Bird & Renoult: Gold Lines
Gruenrekorder

Jorn Ebner: Perifaerye
Gruenrekorder

Bless Gruenrekorder's ever-beating experimental heart. The German company has never strayed from supporting unusual projects, and its latest Soundscape Series releases are quintessential exemplars of the label's vision. Issued on a gorgeous slab of purple vinyl (a 300-copy edition), Perifaerye is built around soundscape recordings Berliner Jorn Ebner collected in spring 2023 of urban spaces in the Hamburg district of Eidelstedt and is presented as a multi-part work comprising audio, images, and text. The cassette release Gold Lines (200 copies), on the other hand, is the brainchild of Paris-based DinahBird and Jean-Philippe Renoult and presents recordings of Super High Frequency radio waves, signal noise, and field recordings. The material collected by the sound artists between 2016 and 2020 originated from antenna bases from Chicago to New York and London to Frankfurt. Both releases (also available, of course, digitally) are uncompromising in their sound presentation, but they're also engaging and thought-provoking.
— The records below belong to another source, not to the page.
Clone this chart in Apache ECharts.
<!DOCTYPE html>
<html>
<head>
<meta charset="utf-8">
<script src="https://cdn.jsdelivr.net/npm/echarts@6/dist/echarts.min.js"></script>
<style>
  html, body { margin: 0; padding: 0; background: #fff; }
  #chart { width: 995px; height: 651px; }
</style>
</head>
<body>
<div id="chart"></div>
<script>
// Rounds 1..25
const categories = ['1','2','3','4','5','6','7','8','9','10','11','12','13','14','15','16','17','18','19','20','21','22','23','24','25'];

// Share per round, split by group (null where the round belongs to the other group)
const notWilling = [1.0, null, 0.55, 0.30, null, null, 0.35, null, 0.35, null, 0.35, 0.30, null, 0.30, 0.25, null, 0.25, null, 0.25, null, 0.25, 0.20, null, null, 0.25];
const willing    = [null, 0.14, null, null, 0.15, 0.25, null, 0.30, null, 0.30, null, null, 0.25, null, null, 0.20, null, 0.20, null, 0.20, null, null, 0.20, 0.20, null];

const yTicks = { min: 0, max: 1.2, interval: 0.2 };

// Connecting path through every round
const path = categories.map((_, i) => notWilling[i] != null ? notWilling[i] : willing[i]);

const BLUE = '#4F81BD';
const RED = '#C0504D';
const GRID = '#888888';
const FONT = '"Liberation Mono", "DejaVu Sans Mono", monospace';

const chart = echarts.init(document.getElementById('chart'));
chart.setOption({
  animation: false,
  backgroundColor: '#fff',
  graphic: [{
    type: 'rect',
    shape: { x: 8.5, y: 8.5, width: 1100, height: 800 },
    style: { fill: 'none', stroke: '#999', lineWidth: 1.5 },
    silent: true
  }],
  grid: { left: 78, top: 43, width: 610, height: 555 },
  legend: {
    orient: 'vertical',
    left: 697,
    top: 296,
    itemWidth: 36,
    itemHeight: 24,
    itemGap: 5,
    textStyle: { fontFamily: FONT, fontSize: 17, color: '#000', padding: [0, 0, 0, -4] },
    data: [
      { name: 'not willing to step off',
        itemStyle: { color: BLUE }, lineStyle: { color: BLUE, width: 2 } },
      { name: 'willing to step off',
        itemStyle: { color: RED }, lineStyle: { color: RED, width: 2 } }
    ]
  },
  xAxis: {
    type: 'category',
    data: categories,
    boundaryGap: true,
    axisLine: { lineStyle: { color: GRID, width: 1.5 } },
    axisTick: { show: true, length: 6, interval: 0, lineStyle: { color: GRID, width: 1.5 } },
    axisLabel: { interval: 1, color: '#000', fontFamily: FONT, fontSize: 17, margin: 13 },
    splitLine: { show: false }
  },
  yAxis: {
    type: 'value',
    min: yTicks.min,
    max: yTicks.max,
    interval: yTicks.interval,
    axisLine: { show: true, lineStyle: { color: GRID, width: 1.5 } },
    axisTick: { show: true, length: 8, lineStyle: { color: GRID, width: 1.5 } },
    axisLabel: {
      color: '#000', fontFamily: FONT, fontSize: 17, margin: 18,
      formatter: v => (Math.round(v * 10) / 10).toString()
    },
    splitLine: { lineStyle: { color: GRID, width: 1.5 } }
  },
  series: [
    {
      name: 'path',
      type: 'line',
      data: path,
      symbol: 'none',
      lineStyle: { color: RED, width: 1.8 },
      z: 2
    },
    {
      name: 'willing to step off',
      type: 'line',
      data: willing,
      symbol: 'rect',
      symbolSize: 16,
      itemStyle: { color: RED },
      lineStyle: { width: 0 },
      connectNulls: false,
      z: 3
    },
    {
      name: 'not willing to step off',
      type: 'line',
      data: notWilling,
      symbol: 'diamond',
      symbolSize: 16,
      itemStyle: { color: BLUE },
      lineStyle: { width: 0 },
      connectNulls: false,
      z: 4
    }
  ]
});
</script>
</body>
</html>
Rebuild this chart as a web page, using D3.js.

Perifaerye is a striking physical product that augments its eighteen action-packed soundscapes with thirty-six drawings, twenty-four texts (the latter displayed in German only), and a fold-out poster (a web site was also created that links online soundscapes to their real-world counterparts). Eighteen images appear in the booklet and eighteen on the sleeve housing the vinyl disc. Ebner produced the drawings and texts; as stated, the thirty-six minutes of audio were captured by him from urban areas within Hamburg-Eidelstedt. Those with no command of German will have little clue as to how text and image connect; even in the absence of such clarity, the project is still fascinating to look at and listen to.
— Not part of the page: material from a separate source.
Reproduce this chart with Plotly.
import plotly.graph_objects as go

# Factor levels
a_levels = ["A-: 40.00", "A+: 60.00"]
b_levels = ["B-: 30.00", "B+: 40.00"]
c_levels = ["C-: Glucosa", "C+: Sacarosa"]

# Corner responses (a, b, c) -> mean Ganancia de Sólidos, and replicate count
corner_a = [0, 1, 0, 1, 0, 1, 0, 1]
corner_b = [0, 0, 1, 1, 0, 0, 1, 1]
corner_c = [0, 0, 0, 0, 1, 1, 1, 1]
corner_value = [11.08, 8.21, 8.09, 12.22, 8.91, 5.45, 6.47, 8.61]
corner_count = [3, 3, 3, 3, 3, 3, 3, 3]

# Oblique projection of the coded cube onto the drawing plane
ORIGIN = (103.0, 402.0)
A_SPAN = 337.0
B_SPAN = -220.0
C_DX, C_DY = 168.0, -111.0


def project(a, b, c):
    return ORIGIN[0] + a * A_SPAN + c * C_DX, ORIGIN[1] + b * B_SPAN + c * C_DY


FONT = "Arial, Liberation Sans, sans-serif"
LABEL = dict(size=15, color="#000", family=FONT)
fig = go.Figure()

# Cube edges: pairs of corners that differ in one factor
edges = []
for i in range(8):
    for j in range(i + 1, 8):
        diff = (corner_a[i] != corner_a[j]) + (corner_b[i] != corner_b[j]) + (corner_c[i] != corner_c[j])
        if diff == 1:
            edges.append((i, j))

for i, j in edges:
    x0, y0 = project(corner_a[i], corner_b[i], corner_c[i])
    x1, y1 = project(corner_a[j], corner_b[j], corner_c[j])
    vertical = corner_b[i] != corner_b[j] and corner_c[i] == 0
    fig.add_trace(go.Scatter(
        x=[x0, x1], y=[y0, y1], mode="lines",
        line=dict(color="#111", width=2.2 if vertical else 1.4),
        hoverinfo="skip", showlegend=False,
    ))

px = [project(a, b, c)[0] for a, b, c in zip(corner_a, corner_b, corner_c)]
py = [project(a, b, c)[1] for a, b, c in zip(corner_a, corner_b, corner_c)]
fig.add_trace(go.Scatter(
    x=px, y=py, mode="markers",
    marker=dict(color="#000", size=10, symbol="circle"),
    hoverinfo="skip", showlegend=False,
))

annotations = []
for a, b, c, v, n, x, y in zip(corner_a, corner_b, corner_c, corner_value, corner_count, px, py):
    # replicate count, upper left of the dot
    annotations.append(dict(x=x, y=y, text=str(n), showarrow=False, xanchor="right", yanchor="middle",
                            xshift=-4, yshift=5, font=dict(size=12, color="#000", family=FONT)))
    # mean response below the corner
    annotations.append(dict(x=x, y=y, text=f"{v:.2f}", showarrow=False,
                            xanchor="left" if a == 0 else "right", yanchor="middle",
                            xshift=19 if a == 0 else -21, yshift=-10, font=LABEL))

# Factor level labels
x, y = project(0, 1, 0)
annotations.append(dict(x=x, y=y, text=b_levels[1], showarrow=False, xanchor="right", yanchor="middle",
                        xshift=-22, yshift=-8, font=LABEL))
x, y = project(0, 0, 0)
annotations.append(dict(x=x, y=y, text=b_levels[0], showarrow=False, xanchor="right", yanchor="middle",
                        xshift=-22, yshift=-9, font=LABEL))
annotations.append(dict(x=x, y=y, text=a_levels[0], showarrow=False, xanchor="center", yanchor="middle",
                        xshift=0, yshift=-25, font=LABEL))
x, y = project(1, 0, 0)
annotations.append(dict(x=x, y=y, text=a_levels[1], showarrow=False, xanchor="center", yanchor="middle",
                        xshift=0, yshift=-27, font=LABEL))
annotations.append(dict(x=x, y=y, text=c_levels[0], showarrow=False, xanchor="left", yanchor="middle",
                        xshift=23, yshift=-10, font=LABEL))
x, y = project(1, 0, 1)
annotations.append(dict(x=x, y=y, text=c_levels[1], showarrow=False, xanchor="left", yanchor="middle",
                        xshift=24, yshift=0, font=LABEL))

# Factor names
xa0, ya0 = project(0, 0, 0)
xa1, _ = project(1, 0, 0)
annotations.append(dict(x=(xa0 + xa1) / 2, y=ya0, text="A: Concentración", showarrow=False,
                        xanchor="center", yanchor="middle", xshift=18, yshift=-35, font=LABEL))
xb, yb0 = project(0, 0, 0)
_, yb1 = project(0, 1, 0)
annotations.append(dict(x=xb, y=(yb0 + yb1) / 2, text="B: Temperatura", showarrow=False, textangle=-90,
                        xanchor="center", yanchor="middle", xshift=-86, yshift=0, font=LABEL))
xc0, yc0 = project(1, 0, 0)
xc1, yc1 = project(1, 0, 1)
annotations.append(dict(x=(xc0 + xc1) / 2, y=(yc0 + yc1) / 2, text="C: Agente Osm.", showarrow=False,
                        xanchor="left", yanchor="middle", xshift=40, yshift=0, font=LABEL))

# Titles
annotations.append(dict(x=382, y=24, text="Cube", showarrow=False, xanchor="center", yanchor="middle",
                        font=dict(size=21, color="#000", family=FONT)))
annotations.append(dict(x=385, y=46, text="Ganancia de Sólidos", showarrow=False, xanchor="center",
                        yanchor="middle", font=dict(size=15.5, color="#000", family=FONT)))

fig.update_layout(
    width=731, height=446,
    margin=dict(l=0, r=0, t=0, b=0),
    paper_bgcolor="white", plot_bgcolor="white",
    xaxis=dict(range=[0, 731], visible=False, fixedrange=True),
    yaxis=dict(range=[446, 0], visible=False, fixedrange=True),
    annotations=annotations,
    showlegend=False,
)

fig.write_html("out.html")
As eye-catching as the visual pieces are, the audio component is the primary aspect. Collectively a sound portrait of a particular urban zone containing small detached homes and apartment buildings, the material blends the sounds of humans and industrial phenomena, from the locale's people and cars to airplanes and trains, into eighteen mini-collages. They're not undoctored field recordings, by the way. Ebner's shaped the material into compositions by sometimes assembling elements into metronomic rhythmic structures and by repeating fragments, moves that strangely give a number of these abstract entities an almost pop song-like form. Mangled chatter and laughter, the hydraulic noise of writhing machines, twittering birds, the violent cawing of crows, the clip-clop of horse hooves, burbling water, typewriter clacks, audience applause, worksite hammering, the shriek of a passing train—all such bits coalesce to form a vivid evocation of an urban centre where residents and workers go about their daily lives.

Gold Lines is part of the larger project Antenna Gods that Bird and Renoult initiated in 2016 and that maps the routes of high-speed radio waves used in High Frequency Trading (HFT). In such a context, every microsecond is critical and can carry huge financial implications, so obtaining the most direct route between exchanges is imperative. To map those pathways, the collaborators identified the locations of the pylons, frequencies, and relay links that transmit the data around the globe. The Gold Line itself is the nick-name given by Chicago traders to the data transmission route connecting the New York Stock Exchange (NYSE) and the Chicago Mercantile Exchange (CME).

The cassette sides are titled “Line A” and “Line B” to reference the physical networks the transmission routes use to relay info back and forth. Satellite dishes are placed at tall structures such as buildings, water towers, and out-of-service radio antennas so that unobstructed “lines of sight” can be established between dishes. As any obstruction may cause interference or the blocking of a signal, tall towers are ideal for dish placement. The material itself, eight tracks totaling forty-three minutes, is electroacoustic in nature and, much like Perifaerye, could be classified “sonic geography.”

In “Line of Sight,” a male speaker explains what the title term means alongside roaring static and industrial whirrs. Also reminding us of the part humans play, “Just a Bit” is dominated by the aggressive pitches of a stock trader. Representative of the release's sound design is “Gold Rush,” which includes ghostly drones, wailing sirens, and smears sequenced into a shuffle-like rhythm. Other tracks are dotted with windswept rumbles, vaporous static, and billowing ripples of noise. Shorter pieces frame a long one at the centre of each cassette side, the eight-minute crackle and buzz of “The Gold Line” on A and the fifteen-minute “High Frequency Feedback” on B. Whereas the collage design of the former sees voice samples, ghostly drones, and clatter worked into its presentation, the oft-meditative latter presents a polyphonic array of high-pitched electrical tones suggestive of signals traveling along transmission routes. Imagine Kraftwerk's Radioactivity stripped of musical numbers and re-presented as a release featuring its abstract sound collages only and you'll have some sense of the zone Bird and Renoult are operating within, even if their project takes the concept to a further extreme.